Which is to be expected, no? I don’t believe the Fed is directly financing Obama’s spending or juicing the stock market. Their ZIRP policies indirectly do that, don’t they?
What should happen in a market with enormous credit errors?
1. Interest rates should rise.
2. Borrowers and lenders will unwind bad deals.
3. Bargains abound and savers/the prudent are rewarded.
4. New money is attracted and the market clears.
5. A return to normalcy.
Arguing the Feds’ side, you are really arguing for fiscal irresponsibility. The low interest rate environment is abetting the idiotic fiscal response. GW Bush was told by the Fed that they’d move to keep rates low. Then he approved the bail out.
Bad firms should go under, their owners should take the hit, and markets can and have cleared, American economic history proves that.
Your chart simply shows what would have happened under normalcy. The Fed’s wasted five years and remember that the Fed was there “managing” things during the previous bubbles. The US economy didn’t just start in 2008.
You post is thought provoking, thanks!
To communicate I need to understand the values that it’s based on; namely, are you in favor of Congress having the power to coin money and regulate it’s value.

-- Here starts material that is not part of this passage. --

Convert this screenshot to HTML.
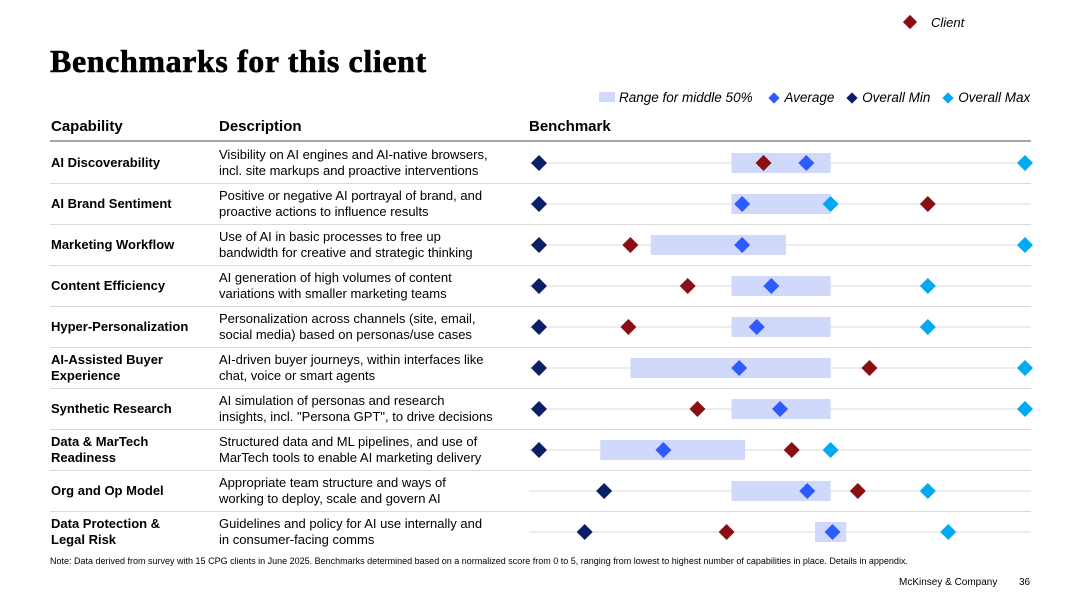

Don’t laugh —some on these threads want no gov’t whatsoever with a pure barter system. Thing is that if that really is your view then I’d be wasting my time explaining Fed strategy. If in case you like that part of the constitution, and you don’t like the way Congress coins’n’regulates money, then I still wouldn’t explain the fed but I’d be more clear if I explained Congress.
Please share your take on how we got money coins’n’regulated.